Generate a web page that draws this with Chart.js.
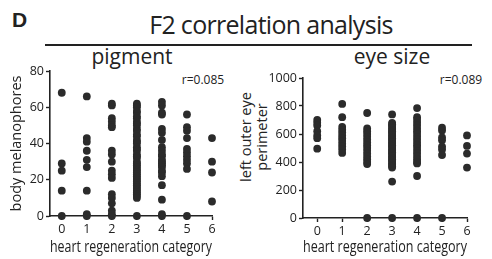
<!DOCTYPE html>
<html lang="en">
<head>
    <meta charset="UTF-8">
    <title>F2 correlation analysis</title>
    <script src="https://cdn.jsdelivr.net/npm/chart.js"></script>
    <style>
        body {
            margin: 0;
            padding: 0;
            background-color: #fff;
            font-family: 'Open Sans', sans-serif;
            color: #222;
        }

        .page {
            position: relative;
            width: 492px;
            height: 259px;
            overflow: hidden;
        }

        .label {
            position: absolute;
            line-height: 1;
            white-space: nowrap;
        }

        .panel-letter {
            left: 12px;
            top: 9px;
            font-family: 'Liberation Sans', Arial, sans-serif;
            font-weight: bold;
            font-size: 21px;
        }

        .main-title {
            left: 271px;
            top: 12px;
            font-size: 25px;
            letter-spacing: -0.7px;
            transform: translateX(-50%);
        }

        .rule {
            position: absolute;
            left: 45px;
            top: 44px;
            width: 427px;
            height: 2px;
            background-color: #222;
        }

        .sub-title {
            top: 46px;
            font-size: 21px;
            transform: translateX(-50%);
        }

        .r-value {
            top: 74px;
            font-size: 12px;
            transform: translateX(-50%);
        }

        .y-title-right {
            position: absolute;
            left: 254px;
            top: 137px;
            width: 140px;
            font-size: 14.5px;
            line-height: 16.3px;
            text-align: center;
            transform: translate(-50%, -50%) rotate(-90deg);
        }

        .chart-box {
            position: absolute;
            top: 55px;
        }
    </style>
</head>
<body>
    <div class="page">
        <div class="label panel-letter">D</div>
        <div class="label main-title">F2 correlation analysis</div>
        <div class="rule"></div>
        <div class="label sub-title" style="left: 132px;">pigment</div>
        <div class="label sub-title" style="left: 392px;">eye size</div>
        <div class="label r-value" style="left: 203px;">r=0.085</div>
        <div class="label r-value" style="left: 461px;">r=0.089</div>
        <div class="y-title-right">left outer eye<br>perimeter</div>

        <div class="chart-box" style="left: 0px;">
            <canvas id="pigmentChart" width="240" height="204"></canvas>
        </div>
        <div class="chart-box" style="left: 234px;">
            <canvas id="eyeChart" width="258" height="204"></canvas>
        </div>
    </div>

    <script>
        // heart regeneration categories (x axis)
        const categories = [0, 1, 2, 3, 4, 5, 6];

        // body melanophores per fish, one list per category
        const pigmentByCategory = [
            [68, 29, 25, 14, 0],
            [66, 43, 41, 36, 31, 27, 14, 1, 0],
            [62, 61, 54, 52, 50, 49, 36, 34, 30, 25, 23, 21, 12, 10, 7, 3, 1, 0],
            [62, 61, 60, 58, 57, 55, 54, 52, 51, 50, 48, 47, 45, 44, 42, 41, 40, 38, 37, 36, 34, 33, 32,
             30, 29, 28, 27, 26, 25, 24, 23, 22, 21, 20, 19, 18, 17, 16, 15, 14, 13, 12, 11, 10, 0],
            [63, 61, 57, 56, 48, 46, 42, 38, 36, 34, 33, 31, 30, 29, 28, 27, 25, 24, 22, 17, 9, 1, 0],
            [56, 49, 47, 43, 37, 35, 33, 31, 29, 26, 0],
            [43, 30, 24, 8]
        ];

        // left outer eye perimeter per fish, one list per category
        const eyeByCategory = [
            [700, 680, 660, 620, 590, 570, 495],
            [815, 720, 650, 630, 610, 590, 570, 550, 530, 510, 490, 465],
            [750, 640, 620, 600, 580, 560, 540, 520, 500, 480, 460, 440, 420, 400, 385, 0],
            [740, 680, 670, 660, 650, 640, 630, 620, 610, 600, 590, 580, 570, 560, 550, 540, 530, 520,
             510, 500, 490, 480, 470, 460, 450, 440, 430, 420, 410, 400, 390, 380, 370, 360, 260, 0],
            [785, 720, 700, 680, 660, 640, 620, 600, 580, 560, 540, 520, 500, 480, 460, 440, 420, 400, 390, 300, 0],
            [645, 625, 575, 555, 510, 490, 450, 0],
            [590, 515, 460, 360]
        ];

        const pigmentTicks = [0, 20, 40, 60, 80];
        const eyeTicks = [0, 200, 400, 600, 800, 1000];

        Chart.defaults.font.family = "'Open Sans', sans-serif";
        Chart.defaults.color = '#222';

        function toPoints(byCategory) {
            return categories.flatMap((c, i) => byCategory[i].map(v => ({ x: c, y: v })));
        }

        function makeChart(id, byCategory, yTicks, opts) {
            const ctx = document.getElementById(id).getContext('2d');
            return new Chart(ctx, {
                type: 'scatter',
                data: {
                    datasets: [{
                        data: toPoints(byCategory),
                        backgroundColor: '#2b2b2b',
                        borderWidth: 0,
                        pointRadius: 3.9,
                        clip: false
                    }]
                },
                options: {
                    responsive: false,
                    animation: false,
                    devicePixelRatio: 1,
                    layout: { padding: opts.padding },
                    plugins: {
                        legend: { display: false },
                        tooltip: { enabled: false }
                    },
                    scales: {
                        x: {
                            type: 'linear',
                            min: opts.xMin,
                            max: categories[categories.length - 1],
                            afterBuildTicks: scale => { scale.ticks = categories.map(v => ({ value: v })); },
                            afterFit: scale => { scale.height = opts.xHeight; },
                            border: { display: true, color: '#222', width: 1.6 },
                            grid: { drawOnChartArea: false, drawTicks: true, tickLength: 4, color: '#222', tickWidth: 1.4 },
                            ticks: { padding: 2, font: { size: 12.5 }, callback: v => String(v) },
                            title: {
                                display: true,
                                text: 'heart regeneration category',
                                font: { size: 17 },
                                padding: { top: 0, bottom: 2 }
                            }
                        },
                        y: {
                            min: yTicks[0],
                            max: yTicks[yTicks.length - 1],
                            afterBuildTicks: scale => { scale.ticks = yTicks.map(v => ({ value: v })); },
                            afterFit: scale => { scale.width = opts.yWidth; },
                            border: { display: true, color: '#222', width: 1.6 },
                            grid: { drawOnChartArea: false, drawTicks: true, tickLength: 4, color: '#222', tickWidth: 1.4 },
                            ticks: { padding: 2, font: { size: 12.5 }, callback: v => String(v) },
                            title: {
                                display: opts.yTitle !== null,
                                text: opts.yTitle,
                                font: { size: 14.5 },
                                padding: { top: 8, bottom: 0 }
                            }
                        }
                    }
                }
            });
        }

        makeChart('pigmentChart', pigmentByCategory, pigmentTicks, {
            padding: { left: 0, right: 28, top: 16, bottom: 0 },
            xMin: -0.47,
            xHeight: 43,
            yWidth: 50,
            yTitle: 'body melanophores'
        });

        makeChart('eyeChart', eyeByCategory, eyeTicks, {
            padding: { left: 0, right: 25, top: 23, bottom: 0 },
            xMin: -0.57,
            xHeight: 41,
            yWidth: 69,
            yTitle: null
        });
    </script>
</body>
</html>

---------------

- _What to work on_: Reproduce each line exactly as it appears, omitting the pictures.

- _Task solution_:
Generate a web page that draws this with Chart.js.
<!DOCTYPE html>
<html lang="en">
<head>
    <meta charset="UTF-8">
    <title>F2 correlation analysis</title>
    <script src="https://cdn.jsdelivr.net/npm/chart.js"></script>
    <style>
        body {
            margin: 0;
            padding: 0;
            background-color: #fff;
            font-family: 'Open Sans', sans-serif;
            color: #222;
        }

        .page {
            position: relative;
            width: 492px;
            height: 259px;
            overflow: hidden;
        }

        .label {
            position: absolute;
            line-height: 1;
            white-space: nowrap;
        }

        .panel-letter {
            left: 12px;
            top: 9px;
            font-family: 'Liberation Sans', Arial, sans-serif;
            font-weight: bold;
            font-size: 21px;
        }

        .main-title {
            left: 271px;
            top: 12px;
            font-size: 25px;
            letter-spacing: -0.7px;
            transform: translateX(-50%);
        }

        .rule {
            position: absolute;
            left: 45px;
            top: 44px;
            width: 427px;
            height: 2px;
            background-color: #222;
        }

        .sub-title {
            top: 46px;
            font-size: 21px;
            transform: translateX(-50%);
        }

        .r-value {
            top: 74px;
            font-size: 12px;
            transform: translateX(-50%);
        }

        .y-title-right {
            position: absolute;
            left: 254px;
            top: 137px;
            width: 140px;
            font-size: 14.5px;
            line-height: 16.3px;
            text-align: center;
            transform: translate(-50%, -50%) rotate(-90deg);
        }

        .chart-box {
            position: absolute;
            top: 55px;
        }
    </style>
</head>
<body>
    <div class="page">
        <div class="label panel-letter">D</div>
        <div class="label main-title">F2 correlation analysis</div>
        <div class="rule"></div>
        <div class="label sub-title" style="left: 132px;">pigment</div>
        <div class="label sub-title" style="left: 392px;">eye size</div>
        <div class="label r-value" style="left: 203px;">r=0.085</div>
        <div class="label r-value" style="left: 461px;">r=0.089</div>
        <div class="y-title-right">left outer eye<br>perimeter</div>

        <div class="chart-box" style="left: 0px;">
            <canvas id="pigmentChart" width="240" height="204"></canvas>
        </div>
        <div class="chart-box" style="left: 234px;">
            <canvas id="eyeChart" width="258" height="204"></canvas>
        </div>
    </div>

    <script>
        // heart regeneration categories (x axis)
        const categories = [0, 1, 2, 3, 4, 5, 6];

        // body melanophores per fish, one list per category
        const pigmentByCategory = [
            [68, 29, 25, 14, 0],
            [66, 43, 41, 36, 31, 27, 14, 1, 0],
            [62, 61, 54, 52, 50, 49, 36, 34, 30, 25, 23, 21, 12, 10, 7, 3, 1, 0],
            [62, 61, 60, 58, 57, 55, 54, 52, 51, 50, 48, 47, 45, 44, 42, 41, 40, 38, 37, 36, 34, 33, 32,
             30, 29, 28, 27, 26, 25, 24, 23, 22, 21, 20, 19, 18, 17, 16, 15, 14, 13, 12, 11, 10, 0],
            [63, 61, 57, 56, 48, 46, 42, 38, 36, 34, 33, 31, 30, 29, 28, 27, 25, 24, 22, 17, 9, 1, 0],
            [56, 49, 47, 43, 37, 35, 33, 31, 29, 26, 0],
            [43, 30, 24, 8]
        ];

        // left outer eye perimeter per fish, one list per category
        const eyeByCategory = [
            [700, 680, 660, 620, 590, 570, 495],
            [815, 720, 650, 630, 610, 590, 570, 550, 530, 510, 490, 465],
            [750, 640, 620, 600, 580, 560, 540, 520, 500, 480, 460, 440, 420, 400, 385, 0],
            [740, 680, 670, 660, 650, 640, 630, 620, 610, 600, 590, 580, 570, 560, 550, 540, 530, 520,
             510, 500, 490, 480, 470, 460, 450, 440, 430, 420, 410, 400, 390, 380, 370, 360, 260, 0],
            [785, 720, 700, 680, 660, 640, 620, 600, 580, 560, 540, 520, 500, 480, 460, 440, 420, 400, 390, 300, 0],
            [645, 625, 575, 555, 510, 490, 450, 0],
            [590, 515, 460, 360]
        ];

        const pigmentTicks = [0, 20, 40, 60, 80];
        const eyeTicks = [0, 200, 400, 600, 800, 1000];

        Chart.defaults.font.family = "'Open Sans', sans-serif";
        Chart.defaults.color = '#222';

        function toPoints(byCategory) {
            return categories.flatMap((c, i) => byCategory[i].map(v => ({ x: c, y: v })));
        }

        function makeChart(id, byCategory, yTicks, opts) {
            const ctx = document.getElementById(id).getContext('2d');
            return new Chart(ctx, {
                type: 'scatter',
                data: {
                    datasets: [{
                        data: toPoints(byCategory),
                        backgroundColor: '#2b2b2b',
                        borderWidth: 0,
                        pointRadius: 3.9,
                        clip: false
                    }]
                },
                options: {
                    responsive: false,
                    animation: false,
                    devicePixelRatio: 1,
                    layout: { padding: opts.padding },
                    plugins: {
                        legend: { display: false },
                        tooltip: { enabled: false }
                    },
                    scales: {
                        x: {
                            type: 'linear',
                            min: opts.xMin,
                            max: categories[categories.length - 1],
                            afterBuildTicks: scale => { scale.ticks = categories.map(v => ({ value: v })); },
                            afterFit: scale => { scale.height = opts.xHeight; },
                            border: { display: true, color: '#222', width: 1.6 },
                            grid: { drawOnChartArea: false, drawTicks: true, tickLength: 4, color: '#222', tickWidth: 1.4 },
                            ticks: { padding: 2, font: { size: 12.5 }, callback: v => String(v) },
                            title: {
                                display: true,
                                text: 'heart regeneration category',
                                font: { size: 17 },
                                padding: { top: 0, bottom: 2 }
                            }
                        },
                        y: {
                            min: yTicks[0],
                            max: yTicks[yTicks.length - 1],
                            afterBuildTicks: scale => { scale.ticks = yTicks.map(v => ({ value: v })); },
                            afterFit: scale => { scale.width = opts.yWidth; },
                            border: { display: true, color: '#222', width: 1.6 },
                            grid: { drawOnChartArea: false, drawTicks: true, tickLength: 4, color: '#222', tickWidth: 1.4 },
                            ticks: { padding: 2, font: { size: 12.5 }, callback: v => String(v) },
                            title: {
                                display: opts.yTitle !== null,
                                text: opts.yTitle,
                                font: { size: 14.5 },
                                padding: { top: 8, bottom: 0 }
                            }
                        }
                    }
                }
            });
        }

        makeChart('pigmentChart', pigmentByCategory, pigmentTicks, {
            padding: { left: 0, right: 28, top: 16, bottom: 0 },
            xMin: -0.47,
            xHeight: 43,
            yWidth: 50,
            yTitle: 'body melanophores'
        });

        makeChart('eyeChart', eyeByCategory, eyeTicks, {
            padding: { left: 0, right: 25, top: 23, bottom: 0 },
            xMin: -0.57,
            xHeight: 41,
            yWidth: 69,
            yTitle: null
        });
    </script>
</body>
</html>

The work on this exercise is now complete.